Sturgeon fights for freedom of movement

Nicola Sturgeon

Scots fear for employment oppurtunities and Eastern European Immigration

By Molly Ambler

Political turmoil has certainly followed the shock of Brexit. The latest in this political saga is the SNP calling Theresa May to continue allowing freedom of movement between the UK and its European counterparts, despite the majority of Scots disagreeing with this stance.

The Scottish Social Attitudes Survey found that at least a third of Scots worry about the impact of immigration from Eastern European countries such as Poland, believing that they reduce opportunities for others in Scotland.

These results came as the SNP argued free movement was essential as the NHS depended on staff from EU countries. However, the majority of the country remains sceptical to the benefits of immigration.

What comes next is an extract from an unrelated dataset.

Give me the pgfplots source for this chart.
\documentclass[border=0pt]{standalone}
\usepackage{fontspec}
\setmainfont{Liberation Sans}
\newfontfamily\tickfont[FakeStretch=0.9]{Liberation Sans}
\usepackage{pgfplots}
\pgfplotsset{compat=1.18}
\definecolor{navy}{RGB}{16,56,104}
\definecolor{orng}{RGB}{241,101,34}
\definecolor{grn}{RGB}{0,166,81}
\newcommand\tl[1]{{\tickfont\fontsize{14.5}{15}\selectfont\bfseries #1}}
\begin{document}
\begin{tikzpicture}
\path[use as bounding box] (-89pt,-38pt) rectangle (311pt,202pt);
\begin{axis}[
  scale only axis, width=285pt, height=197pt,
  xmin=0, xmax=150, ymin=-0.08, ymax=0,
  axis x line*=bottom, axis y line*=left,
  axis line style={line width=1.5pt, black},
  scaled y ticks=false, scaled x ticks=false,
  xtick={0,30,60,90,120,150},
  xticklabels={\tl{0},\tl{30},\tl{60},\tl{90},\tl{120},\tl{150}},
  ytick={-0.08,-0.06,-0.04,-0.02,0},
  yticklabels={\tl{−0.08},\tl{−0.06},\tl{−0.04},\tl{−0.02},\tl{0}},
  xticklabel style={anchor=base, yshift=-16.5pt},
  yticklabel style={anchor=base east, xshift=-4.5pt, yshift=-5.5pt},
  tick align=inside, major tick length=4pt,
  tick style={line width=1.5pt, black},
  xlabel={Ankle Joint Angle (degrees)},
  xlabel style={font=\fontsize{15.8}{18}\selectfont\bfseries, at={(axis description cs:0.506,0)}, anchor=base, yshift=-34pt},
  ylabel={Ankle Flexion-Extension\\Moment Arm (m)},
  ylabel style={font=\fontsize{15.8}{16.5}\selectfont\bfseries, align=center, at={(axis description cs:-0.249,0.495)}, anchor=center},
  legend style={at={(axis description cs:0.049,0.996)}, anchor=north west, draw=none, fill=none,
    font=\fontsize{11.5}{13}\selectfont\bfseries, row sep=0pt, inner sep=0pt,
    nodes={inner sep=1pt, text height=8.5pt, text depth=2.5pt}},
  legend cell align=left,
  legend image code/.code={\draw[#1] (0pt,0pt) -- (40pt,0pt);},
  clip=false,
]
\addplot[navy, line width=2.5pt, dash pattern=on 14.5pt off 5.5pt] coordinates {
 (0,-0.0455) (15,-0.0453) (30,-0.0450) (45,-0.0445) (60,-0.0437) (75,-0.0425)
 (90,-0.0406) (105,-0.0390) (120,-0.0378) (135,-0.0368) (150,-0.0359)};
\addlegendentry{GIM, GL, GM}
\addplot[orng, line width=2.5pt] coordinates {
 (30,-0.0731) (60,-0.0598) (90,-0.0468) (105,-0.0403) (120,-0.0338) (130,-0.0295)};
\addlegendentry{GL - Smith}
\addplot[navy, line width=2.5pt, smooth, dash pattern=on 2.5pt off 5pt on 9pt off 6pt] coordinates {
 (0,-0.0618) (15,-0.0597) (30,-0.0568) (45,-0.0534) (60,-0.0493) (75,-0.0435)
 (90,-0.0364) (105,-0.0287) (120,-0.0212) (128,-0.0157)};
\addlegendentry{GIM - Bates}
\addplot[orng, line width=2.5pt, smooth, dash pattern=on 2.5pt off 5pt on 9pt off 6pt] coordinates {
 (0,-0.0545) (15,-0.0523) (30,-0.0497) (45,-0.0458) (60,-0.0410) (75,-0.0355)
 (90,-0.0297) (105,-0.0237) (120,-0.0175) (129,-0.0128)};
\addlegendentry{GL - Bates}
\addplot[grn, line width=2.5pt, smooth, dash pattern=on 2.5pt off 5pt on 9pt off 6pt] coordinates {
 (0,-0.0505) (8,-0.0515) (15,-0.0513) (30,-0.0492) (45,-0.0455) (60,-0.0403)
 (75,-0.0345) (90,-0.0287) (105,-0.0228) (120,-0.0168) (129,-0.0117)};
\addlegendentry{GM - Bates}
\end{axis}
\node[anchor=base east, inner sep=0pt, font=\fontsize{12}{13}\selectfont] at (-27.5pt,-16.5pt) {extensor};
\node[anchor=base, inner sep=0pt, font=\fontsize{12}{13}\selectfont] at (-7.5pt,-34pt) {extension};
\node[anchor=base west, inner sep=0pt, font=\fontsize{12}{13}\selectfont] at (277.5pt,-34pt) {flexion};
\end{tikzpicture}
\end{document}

The SNP has highlighted official figures showing that 6.7 percent of Scotland’s doctors are from the European Union and demanded that the government of the UK assure EU citizens they will not be forced to leave in the wake of Brexit. Such disparity between the beliefs of Sturgeon and the beliefs of the majority of the population of Scotland suggest a further attempt by Sturgeon to halt and even potentially stop Brexit from occuring.

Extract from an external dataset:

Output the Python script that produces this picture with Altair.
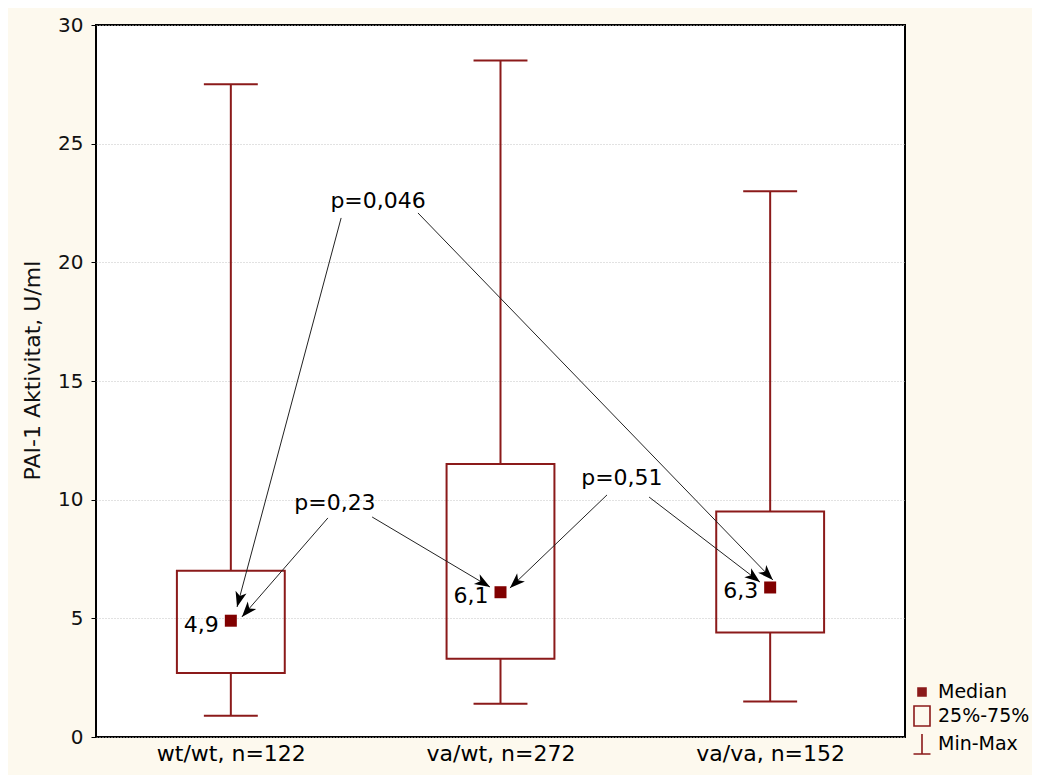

Scotland’s Conservative party leader, Ruth Davidson, disapproved Sturgeon’s stance. Davidson implied that Sturgeon should concentrate on helping Scotland and its citizens deal with the fall out from Brexit, and not to wish away the decision made by the entirity of the UK. She said the First Minister was attempting to use a “constitutional chisel” to break up the UK instead of listening to the concerns of the people. These concerns include the freedom of movement between EU citizens and Scotland.

It can be understood that Sturgeon is attempting to poise Scotland in a newly independent position, politically seperate from the UK. However, this could lead Scotland into a head to head collision with the rest of the UK, especially when assuming that immigration was a large deciding factor in the verdict to leave the EU.

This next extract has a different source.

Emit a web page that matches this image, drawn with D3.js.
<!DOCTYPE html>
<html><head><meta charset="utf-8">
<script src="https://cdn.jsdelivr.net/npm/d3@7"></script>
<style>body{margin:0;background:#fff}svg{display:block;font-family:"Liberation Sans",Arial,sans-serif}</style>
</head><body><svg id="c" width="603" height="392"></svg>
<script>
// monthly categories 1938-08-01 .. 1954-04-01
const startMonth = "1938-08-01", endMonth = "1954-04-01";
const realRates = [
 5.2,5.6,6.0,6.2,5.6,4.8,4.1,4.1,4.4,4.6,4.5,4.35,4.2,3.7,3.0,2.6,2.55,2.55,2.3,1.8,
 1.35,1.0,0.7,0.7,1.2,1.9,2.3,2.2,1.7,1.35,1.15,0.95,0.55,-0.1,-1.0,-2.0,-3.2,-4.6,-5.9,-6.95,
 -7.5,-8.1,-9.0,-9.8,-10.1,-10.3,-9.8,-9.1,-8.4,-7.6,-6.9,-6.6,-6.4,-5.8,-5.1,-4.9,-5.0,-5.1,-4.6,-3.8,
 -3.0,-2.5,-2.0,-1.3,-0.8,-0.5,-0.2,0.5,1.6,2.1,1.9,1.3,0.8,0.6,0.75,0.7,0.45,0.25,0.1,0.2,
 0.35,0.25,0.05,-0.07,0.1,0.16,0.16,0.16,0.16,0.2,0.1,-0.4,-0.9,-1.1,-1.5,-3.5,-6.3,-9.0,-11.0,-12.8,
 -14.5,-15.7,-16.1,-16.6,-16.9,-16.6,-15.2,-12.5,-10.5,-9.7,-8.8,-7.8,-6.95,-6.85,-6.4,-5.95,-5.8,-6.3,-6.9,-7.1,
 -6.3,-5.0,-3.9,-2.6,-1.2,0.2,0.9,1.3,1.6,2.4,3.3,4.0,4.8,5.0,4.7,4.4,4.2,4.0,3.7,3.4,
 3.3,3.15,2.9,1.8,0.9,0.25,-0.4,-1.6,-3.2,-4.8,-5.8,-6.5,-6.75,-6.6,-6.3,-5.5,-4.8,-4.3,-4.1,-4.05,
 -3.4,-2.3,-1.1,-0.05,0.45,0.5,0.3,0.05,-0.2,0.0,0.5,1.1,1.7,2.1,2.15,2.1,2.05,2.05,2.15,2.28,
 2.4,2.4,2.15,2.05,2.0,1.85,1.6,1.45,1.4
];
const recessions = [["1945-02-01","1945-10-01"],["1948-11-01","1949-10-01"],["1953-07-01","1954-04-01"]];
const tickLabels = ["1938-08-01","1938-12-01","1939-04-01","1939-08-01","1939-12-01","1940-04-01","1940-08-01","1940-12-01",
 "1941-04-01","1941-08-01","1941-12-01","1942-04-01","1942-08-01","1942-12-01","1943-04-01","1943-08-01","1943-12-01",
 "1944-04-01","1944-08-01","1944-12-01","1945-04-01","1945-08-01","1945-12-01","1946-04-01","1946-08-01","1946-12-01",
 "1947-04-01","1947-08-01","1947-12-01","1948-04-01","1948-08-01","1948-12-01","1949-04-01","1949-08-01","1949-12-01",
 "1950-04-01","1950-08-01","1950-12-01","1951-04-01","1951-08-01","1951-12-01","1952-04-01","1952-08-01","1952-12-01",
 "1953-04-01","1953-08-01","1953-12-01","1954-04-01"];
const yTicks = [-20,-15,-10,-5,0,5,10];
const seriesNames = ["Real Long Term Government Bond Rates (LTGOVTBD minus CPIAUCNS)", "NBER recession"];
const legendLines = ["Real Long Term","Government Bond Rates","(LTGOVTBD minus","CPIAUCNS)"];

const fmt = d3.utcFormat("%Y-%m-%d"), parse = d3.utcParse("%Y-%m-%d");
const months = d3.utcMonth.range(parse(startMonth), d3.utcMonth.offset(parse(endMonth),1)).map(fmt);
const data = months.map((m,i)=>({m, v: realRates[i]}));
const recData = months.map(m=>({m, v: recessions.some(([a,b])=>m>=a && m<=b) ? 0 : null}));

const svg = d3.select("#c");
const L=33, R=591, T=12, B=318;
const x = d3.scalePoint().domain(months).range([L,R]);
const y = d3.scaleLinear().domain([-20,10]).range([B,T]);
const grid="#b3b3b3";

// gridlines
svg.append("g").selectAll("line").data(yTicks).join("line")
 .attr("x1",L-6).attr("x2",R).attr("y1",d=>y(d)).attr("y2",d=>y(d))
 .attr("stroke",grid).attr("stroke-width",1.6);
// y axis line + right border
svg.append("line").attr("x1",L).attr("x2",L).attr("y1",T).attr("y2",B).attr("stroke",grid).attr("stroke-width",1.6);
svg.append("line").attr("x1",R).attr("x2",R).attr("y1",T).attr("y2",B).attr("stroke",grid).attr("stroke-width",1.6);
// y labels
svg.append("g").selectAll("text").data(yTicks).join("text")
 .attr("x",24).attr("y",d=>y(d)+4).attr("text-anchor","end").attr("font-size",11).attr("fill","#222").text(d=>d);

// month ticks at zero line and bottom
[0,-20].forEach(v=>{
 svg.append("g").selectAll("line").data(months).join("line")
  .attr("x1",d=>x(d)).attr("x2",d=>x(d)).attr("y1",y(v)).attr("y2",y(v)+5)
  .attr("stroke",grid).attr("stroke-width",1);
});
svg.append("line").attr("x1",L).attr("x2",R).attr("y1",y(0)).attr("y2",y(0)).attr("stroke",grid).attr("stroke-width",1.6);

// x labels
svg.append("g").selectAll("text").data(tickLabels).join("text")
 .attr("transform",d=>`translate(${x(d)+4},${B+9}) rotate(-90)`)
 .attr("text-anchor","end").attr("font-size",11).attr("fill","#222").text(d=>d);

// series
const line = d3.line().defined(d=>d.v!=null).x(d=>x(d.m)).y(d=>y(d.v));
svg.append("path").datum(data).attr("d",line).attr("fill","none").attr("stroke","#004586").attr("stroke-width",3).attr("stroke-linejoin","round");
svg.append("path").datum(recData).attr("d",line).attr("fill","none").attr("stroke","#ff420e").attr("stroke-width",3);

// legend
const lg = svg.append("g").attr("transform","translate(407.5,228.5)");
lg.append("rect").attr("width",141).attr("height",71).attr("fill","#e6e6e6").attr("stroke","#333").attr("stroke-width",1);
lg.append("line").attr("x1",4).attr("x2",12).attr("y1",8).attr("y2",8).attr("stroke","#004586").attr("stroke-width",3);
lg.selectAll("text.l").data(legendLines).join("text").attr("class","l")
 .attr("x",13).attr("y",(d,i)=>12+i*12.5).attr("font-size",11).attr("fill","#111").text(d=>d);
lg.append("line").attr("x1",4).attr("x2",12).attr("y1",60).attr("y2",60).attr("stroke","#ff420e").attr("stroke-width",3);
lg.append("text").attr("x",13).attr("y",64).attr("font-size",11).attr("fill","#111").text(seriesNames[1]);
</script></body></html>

The SNP leader has made it clear that she is ready to stage another independence referendum if it proves to be the only way to maintain Scotland’s interests inside the EU.

PM Theresa May has said that she is “willing to listen to options” but some may be impractical. Sturgeon has stated that Scotland could remain signed to the Brussels’ freedom of movement rules- which allow any EU citizen to live in any of the 27 member states- while remaining part of the UK. However, she has denied that this could lead Scotland into an isolated position from the the rest of the United Kingdom.

Sturgeon is facing opposition on her stance towards free movement, with Scots worried at the declining opportunities for locals and, thus, this may mean she has to concede on this particular desire. However, time will tell as to whether Sturgeon values the democracy of the United Kingdom over her desire to retain Scotland’s relationship with the EU.